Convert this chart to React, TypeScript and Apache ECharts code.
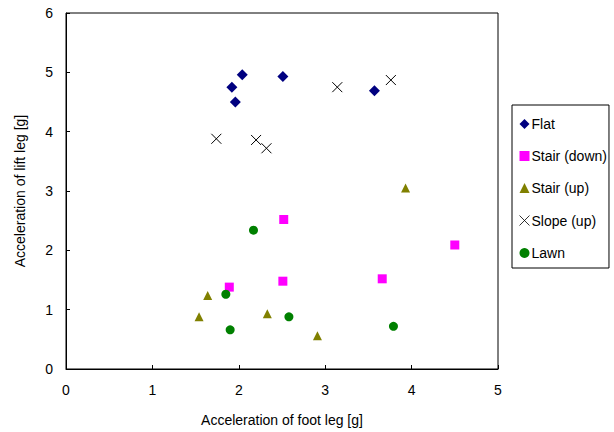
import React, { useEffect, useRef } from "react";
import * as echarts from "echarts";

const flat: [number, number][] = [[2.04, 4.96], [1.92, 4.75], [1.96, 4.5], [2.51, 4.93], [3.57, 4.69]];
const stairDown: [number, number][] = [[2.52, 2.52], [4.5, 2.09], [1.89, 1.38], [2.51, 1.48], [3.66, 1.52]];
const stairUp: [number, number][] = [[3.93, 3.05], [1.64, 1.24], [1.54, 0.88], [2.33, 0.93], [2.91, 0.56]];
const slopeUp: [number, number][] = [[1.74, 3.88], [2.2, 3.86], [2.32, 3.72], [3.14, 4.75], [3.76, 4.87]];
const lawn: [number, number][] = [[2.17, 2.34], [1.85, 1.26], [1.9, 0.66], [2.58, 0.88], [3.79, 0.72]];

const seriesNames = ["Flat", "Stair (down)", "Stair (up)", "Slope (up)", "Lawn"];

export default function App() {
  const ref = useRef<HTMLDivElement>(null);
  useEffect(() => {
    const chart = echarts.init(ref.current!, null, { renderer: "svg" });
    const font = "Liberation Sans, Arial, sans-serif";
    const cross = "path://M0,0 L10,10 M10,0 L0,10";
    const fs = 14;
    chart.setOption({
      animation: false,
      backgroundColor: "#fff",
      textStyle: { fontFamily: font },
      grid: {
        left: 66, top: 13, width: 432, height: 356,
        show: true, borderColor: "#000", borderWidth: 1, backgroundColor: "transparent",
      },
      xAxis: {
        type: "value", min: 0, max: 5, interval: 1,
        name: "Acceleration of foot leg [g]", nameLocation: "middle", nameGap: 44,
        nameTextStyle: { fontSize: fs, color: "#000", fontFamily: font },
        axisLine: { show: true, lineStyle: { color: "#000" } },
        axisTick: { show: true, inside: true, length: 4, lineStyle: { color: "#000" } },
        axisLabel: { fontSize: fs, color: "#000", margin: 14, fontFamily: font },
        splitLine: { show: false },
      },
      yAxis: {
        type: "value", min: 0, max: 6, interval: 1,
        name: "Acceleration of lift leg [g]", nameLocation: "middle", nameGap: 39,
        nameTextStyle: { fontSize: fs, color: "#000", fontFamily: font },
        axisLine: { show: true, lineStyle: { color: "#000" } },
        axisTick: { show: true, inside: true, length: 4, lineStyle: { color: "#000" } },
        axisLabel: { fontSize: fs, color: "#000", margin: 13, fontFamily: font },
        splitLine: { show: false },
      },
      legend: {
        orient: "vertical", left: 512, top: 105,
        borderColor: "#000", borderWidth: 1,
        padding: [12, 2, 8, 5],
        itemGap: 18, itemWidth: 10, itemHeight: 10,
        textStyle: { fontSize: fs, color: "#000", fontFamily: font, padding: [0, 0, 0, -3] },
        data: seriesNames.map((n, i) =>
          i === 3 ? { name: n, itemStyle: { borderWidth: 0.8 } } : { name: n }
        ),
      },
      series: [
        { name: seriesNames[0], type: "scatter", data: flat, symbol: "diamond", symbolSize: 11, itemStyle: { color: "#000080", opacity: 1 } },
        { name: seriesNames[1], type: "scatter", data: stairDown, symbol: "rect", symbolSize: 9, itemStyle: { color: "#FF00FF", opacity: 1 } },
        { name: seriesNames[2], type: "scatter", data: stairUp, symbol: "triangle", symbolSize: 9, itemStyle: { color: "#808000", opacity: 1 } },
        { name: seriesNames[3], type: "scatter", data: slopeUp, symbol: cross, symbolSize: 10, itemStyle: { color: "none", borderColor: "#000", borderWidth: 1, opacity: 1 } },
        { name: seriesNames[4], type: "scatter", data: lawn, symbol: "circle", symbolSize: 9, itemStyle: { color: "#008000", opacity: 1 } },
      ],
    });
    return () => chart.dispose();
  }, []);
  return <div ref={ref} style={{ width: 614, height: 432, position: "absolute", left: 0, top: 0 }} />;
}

DESCRIPTION OF THE TASK:
Omitting all pictures, restate exactly the lines of the material from its start through the line that contains "import * as".

RIGHT ANSWER:
Convert this chart to React, TypeScript and Apache ECharts code.
import React, { useEffect, useRef } from "react";
import * as echarts from "echarts";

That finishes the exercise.